Controller to Processor undertakings
Many of our EU Customers have already signed up to our GDPR-compliant undertakings, which, by virtue of our service, have standard contractual clauses embedded. This is the interim measure that has been recommended industry wide prior to any adequacy finding.

All sub-processors
All our sub-processors have already signed up to GDPR-appropriate undertakings (including for those outside of the EEA (and including the US) standard contractual clauses)). We have not relied on Privacy Shield alone as an adequate transfer mechanism in respect to the US.

There is conflicting advice as to whether it is appropriate for our UK sub-processors to enter into standard contractual clauses (as they fall out of the EU framework). This is because the GDPR undertakings we have in place with them effectively cover standard contractual clause requirements. Notwithstanding this, preparations are in place to send Standard Contractual Clauses to this small group of sub-processors if we deem it necessary.

Data Protection Officer and DPA Representative
Given the nature of what Personal Information we process and the frequency with which we process it, it was not strictly necessary for us to appoint a Data Protection Officer. However, we took the view that we should.

We have established trading branch offices in the European Union, so there is no need for us to physically establish a new entity in Europe as part of the EU DPA Representative requirements.

Data locations
Other than for US Federal customers (where we have dedicated US data centre), our customer data is stored in a secure Oracle database hosted on an Amazon Web Services cloud environment located in Dublin. Our current assessment is that there is no requirement for this to change. However, we continue to monitor this situation and if we feel it is appropriate, we have a contingency.

3. Supply chain (critical vendors)

Our Procurement and Legal departments have undertaken a review of our current critical vendor relationships. The vast amount of these are for the provision of services and not products, therefore we do not consider any risk that needs to be mitigated for these vendors in respect to our day-to-day operations. However, the situation is being continually monitored by your Procurement Team.

4. Insurances

We have communicated with our brokers about our internal and external (customer facing) insurance placements and their validity in a No Deal Brexit or thin deal scenario. They have confirmed our assessment that our underlying insurers almost without exception are global providers of insurance (and some place insurance for us out of the United States). We do not envisage any disruption to our delivery of insurance.

5. Human Resources (internal staff/ contractors/ locations)

Tungsten Network’s staff are a critical factor in our success. Given the global nature of our business, many staff have multi-lingual capabilities. Many people in our global headquarters in London come from or are based in Europe and they are an essential part of our business.

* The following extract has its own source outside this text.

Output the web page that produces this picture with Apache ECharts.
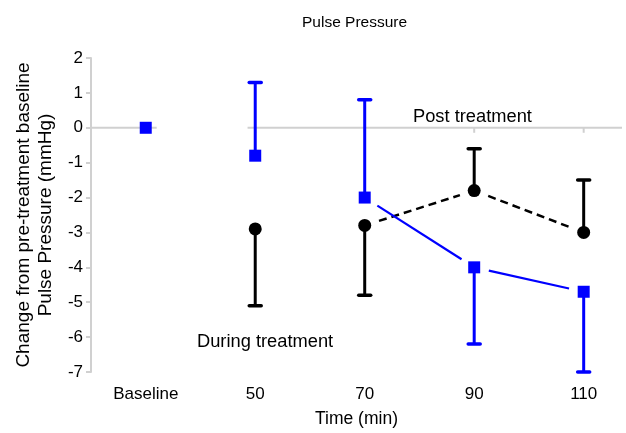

The UK and the EU have broadly reached an agreement as to EU citizens’ rights in the UK. There is some debate as to whether that arrangement will apply in the event of a No Deal Brexit or a thin deal Brexit, but currently both the EU and UK are giving reassurances that citizens’ rights will be protected. We have informed our EU colleagues of their rights, including how they can register and apply for the EU settlement scheme.